Keep the pictures out and restate every record exactly.

## begin

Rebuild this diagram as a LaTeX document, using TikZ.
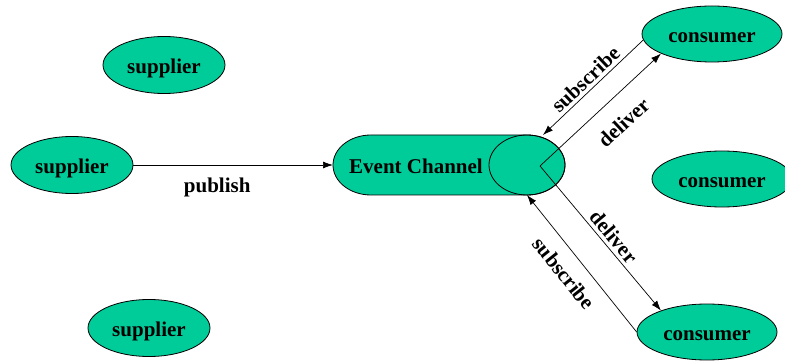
\documentclass[tikz,border=0pt]{standalone}
\usepackage{fontspec}
\setmainfont{Liberation Serif}
\usetikzlibrary{positioning, shapes, arrows.meta}

\definecolor{busgreen}{HTML}{00CC99}

\begin{document}
\begin{tikzpicture}[x=1pt, y=1pt, >={Latex[length=10pt,width=7pt]},
    font=\fontsize{21}{25}\selectfont\bfseries,
    party/.style = {ellipse, draw, fill=busgreen, line width=0.8pt, inner sep=0pt,
        text height=18pt, text depth=1.4pt},
    supplier/.style = {party, minimum width=122pt, minimum height=57pt},
    consumer/.style = {party, minimum width=140pt, minimum height=56pt},
    arrow/.style = {line width=0.7pt, ->}]

    \useasboundingbox (0,0) rectangle (785,362);

    % Suppliers
    \node [supplier] (supTop) at (164,297) {supplier};
    \node [supplier] (supMid) at (72,197) {supplier};
    \node [supplier] (supLow) at (149,34) {supplier};

    % Consumers
    \node [consumer] (conTop) at (712,328) {consumer};
    \node [consumer] (conMid) at (722,183) {consumer};
    \node [consumer] (conLow) at (707,30) {consumer};

    % Event channel
    \draw [fill=busgreen, line width=0.8pt] (527,227) -- (371,227)
        arc [start angle=90, end angle=270, x radius=38, y radius=30]
        -- (527,167) arc [start angle=-90, end angle=90, x radius=38, y radius=30];
    \draw [line width=0.8pt] (527,197) ellipse [x radius=38, y radius=30];
    \node [] (channel) at (416,196) {Event Channel};
    \coordinate (inlet) at (333,197);
    \coordinate (hub) at (540,196);
    \coordinate (subTop) at (543,227);
    \coordinate (subLow) at (527,167);

    % Links
    \draw [arrow] (supMid.east) -- node[below=9pt, pos=0.42] {publish} (inlet);
    \draw [arrow] (conTop.185) -- node[above, sloped] {subscribe} (subTop);
    \draw [arrow] (hub) -- node[below=14pt, sloped, pos=0.55] {deliver} (conTop.201);
    \draw [arrow] (hub) -- node[above, sloped, pos=0.54] {deliver} (conLow.155);
    \draw [arrow] (conLow.west) -- node[below=9pt, sloped, pos=0.52] {subscribe} (subLow);
\end{tikzpicture}
\end{document}
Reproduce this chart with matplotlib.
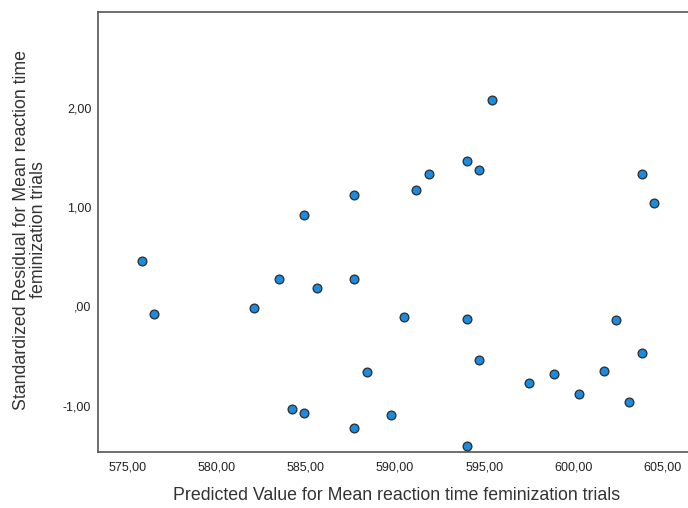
import matplotlib
matplotlib.use("Agg")
import matplotlib.pyplot as plt

# Data
predicted = [575.81, 576.50, 582.11, 583.50, 585.61, 587.70, 588.41, 584.21, 584.90, 587.70,
             589.77, 590.50, 594.01, 594.70, 597.52, 598.90, 600.31, 601.72, 602.39, 603.11,
             603.82, 594.01, 584.90, 587.70, 595.41, 594.01, 594.70, 591.92, 591.17, 603.82,
             604.51]
std_resid = [0.46, -0.075, -0.02, 0.28, 0.19, 0.28, -0.66, -1.03, -1.07, -1.22,
             -1.09, -0.11, -0.13, -0.535, -0.77, -0.68, -0.88, -0.645, -0.136, -0.96,
             -0.47, -1.40, 0.92, 1.12, 2.08, 1.46, 1.37, 1.33, 1.17, 1.33,
             1.04]

xticks = [575, 580, 585, 590, 595, 600, 605]
xtick_labels = ["575,00", "580,00", "585,00", "590,00", "595,00", "600,00", "605,00"]
yticks = [-1, 0, 1, 2]
ytick_labels = ["-1,00", ",00", "1,00", "2,00"]

x_label = "Predicted Value for Mean reaction time feminization trials"
y_label = "Standardized Residual for Mean reaction time\nfeminization trials"

plt.rcParams['font.family'] = ['Liberation Sans', 'DejaVu Sans']

W, H = 688, 508
fig = plt.figure(figsize=(W / 100, H / 100), dpi=100)
left, right, top, bottom = 98.3, 688, 11.7, 451.7
ax = fig.add_axes([left / W, 1 - bottom / H, (right - left) / W, (bottom - top) / H])

ax.scatter(predicted, std_resid, s=40, facecolor="#1a8be0", edgecolor="#2b2b2b",
           linewidths=0.9, zorder=3)

ax.set_xlim(573.38, 575 + (688 - 127.3) / 17.85)
ax.set_ylim(-1.461, 2.966)

ax.set_xticks(xticks)
ax.set_xticklabels(xtick_labels)
ax.set_yticks(yticks)
ax.set_yticklabels(ytick_labels)
ax.tick_params(axis="both", length=0, labelsize=9, colors="#222222")
ax.tick_params(axis="x", pad=7)
ax.tick_params(axis="y", pad=5)

for side in ["left", "bottom", "top"]:
    ax.spines[side].set_color("#555555")
    ax.spines[side].set_linewidth(1.2)
ax.spines["right"].set_visible(False)

fig.text(397 / W, 1 - 496 / H, x_label, ha="center", va="center", fontsize=12.8, color="#333333")
fig.text(30 / W, 1 - 230 / H, y_label, ha="center", va="center", rotation=90,
         multialignment="center", fontsize=12.8, color="#333333", linespacing=0.95)

fig.savefig("out.png", dpi=100, facecolor="white")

## end

# [Output]
Rebuild this diagram as a LaTeX document, using TikZ.
\documentclass[tikz,border=0pt]{standalone}
\usepackage{fontspec}
\setmainfont{Liberation Serif}
\usetikzlibrary{positioning, shapes, arrows.meta}

\definecolor{busgreen}{HTML}{00CC99}

\begin{document}
\begin{tikzpicture}[x=1pt, y=1pt, >={Latex[length=10pt,width=7pt]},
    font=\fontsize{21}{25}\selectfont\bfseries,
    party/.style = {ellipse, draw, fill=busgreen, line width=0.8pt, inner sep=0pt,
        text height=18pt, text depth=1.4pt},
    supplier/.style = {party, minimum width=122pt, minimum height=57pt},
    consumer/.style = {party, minimum width=140pt, minimum height=56pt},
    arrow/.style = {line width=0.7pt, ->}]

    \useasboundingbox (0,0) rectangle (785,362);

    % Suppliers
    \node [supplier] (supTop) at (164,297) {supplier};
    \node [supplier] (supMid) at (72,197) {supplier};
    \node [supplier] (supLow) at (149,34) {supplier};

    % Consumers
    \node [consumer] (conTop) at (712,328) {consumer};
    \node [consumer] (conMid) at (722,183) {consumer};
    \node [consumer] (conLow) at (707,30) {consumer};

    % Event channel
    \draw [fill=busgreen, line width=0.8pt] (527,227) -- (371,227)
        arc [start angle=90, end angle=270, x radius=38, y radius=30]
        -- (527,167) arc [start angle=-90, end angle=90, x radius=38, y radius=30];
    \draw [line width=0.8pt] (527,197) ellipse [x radius=38, y radius=30];
    \node [] (channel) at (416,196) {Event Channel};
    \coordinate (inlet) at (333,197);
    \coordinate (hub) at (540,196);
    \coordinate (subTop) at (543,227);
    \coordinate (subLow) at (527,167);

    % Links
    \draw [arrow] (supMid.east) -- node[below=9pt, pos=0.42] {publish} (inlet);
    \draw [arrow] (conTop.185) -- node[above, sloped] {subscribe} (subTop);
    \draw [arrow] (hub) -- node[below=14pt, sloped, pos=0.55] {deliver} (conTop.201);
    \draw [arrow] (hub) -- node[above, sloped, pos=0.54] {deliver} (conLow.155);
    \draw [arrow] (conLow.west) -- node[below=9pt, sloped, pos=0.52] {subscribe} (subLow);
\end{tikzpicture}
\end{document}
Reproduce this chart with matplotlib.
import matplotlib
matplotlib.use("Agg")
import matplotlib.pyplot as plt

# Data
predicted = [575.81, 576.50, 582.11, 583.50, 585.61, 587.70, 588.41, 584.21, 584.90, 587.70,
             589.77, 590.50, 594.01, 594.70, 597.52, 598.90, 600.31, 601.72, 602.39, 603.11,
             603.82, 594.01, 584.90, 587.70, 595.41, 594.01, 594.70, 591.92, 591.17, 603.82,
             604.51]
std_resid = [0.46, -0.075, -0.02, 0.28, 0.19, 0.28, -0.66, -1.03, -1.07, -1.22,
             -1.09, -0.11, -0.13, -0.535, -0.77, -0.68, -0.88, -0.645, -0.136, -0.96,
             -0.47, -1.40, 0.92, 1.12, 2.08, 1.46, 1.37, 1.33, 1.17, 1.33,
             1.04]

xticks = [575, 580, 585, 590, 595, 600, 605]
xtick_labels = ["575,00", "580,00", "585,00", "590,00", "595,00", "600,00", "605,00"]
yticks = [-1, 0, 1, 2]
ytick_labels = ["-1,00", ",00", "1,00", "2,00"]

x_label = "Predicted Value for Mean reaction time feminization trials"
y_label = "Standardized Residual for Mean reaction time\nfeminization trials"

plt.rcParams['font.family'] = ['Liberation Sans', 'DejaVu Sans']

W, H = 688, 508
fig = plt.figure(figsize=(W / 100, H / 100), dpi=100)
left, right, top, bottom = 98.3, 688, 11.7, 451.7
ax = fig.add_axes([left / W, 1 - bottom / H, (right - left) / W, (bottom - top) / H])

ax.scatter(predicted, std_resid, s=40, facecolor="#1a8be0", edgecolor="#2b2b2b",
           linewidths=0.9, zorder=3)

ax.set_xlim(573.38, 575 + (688 - 127.3) / 17.85)
ax.set_ylim(-1.461, 2.966)

ax.set_xticks(xticks)
ax.set_xticklabels(xtick_labels)
ax.set_yticks(yticks)
ax.set_yticklabels(ytick_labels)
ax.tick_params(axis="both", length=0, labelsize=9, colors="#222222")
ax.tick_params(axis="x", pad=7)
ax.tick_params(axis="y", pad=5)

for side in ["left", "bottom", "top"]:
    ax.spines[side].set_color("#555555")
    ax.spines[side].set_linewidth(1.2)
ax.spines["right"].set_visible(False)

fig.text(397 / W, 1 - 496 / H, x_label, ha="center", va="center", fontsize=12.8, color="#333333")
fig.text(30 / W, 1 - 230 / H, y_label, ha="center", va="center", rotation=90,
         multialignment="center", fontsize=12.8, color="#333333", linespacing=0.95)

fig.savefig("out.png", dpi=100, facecolor="white")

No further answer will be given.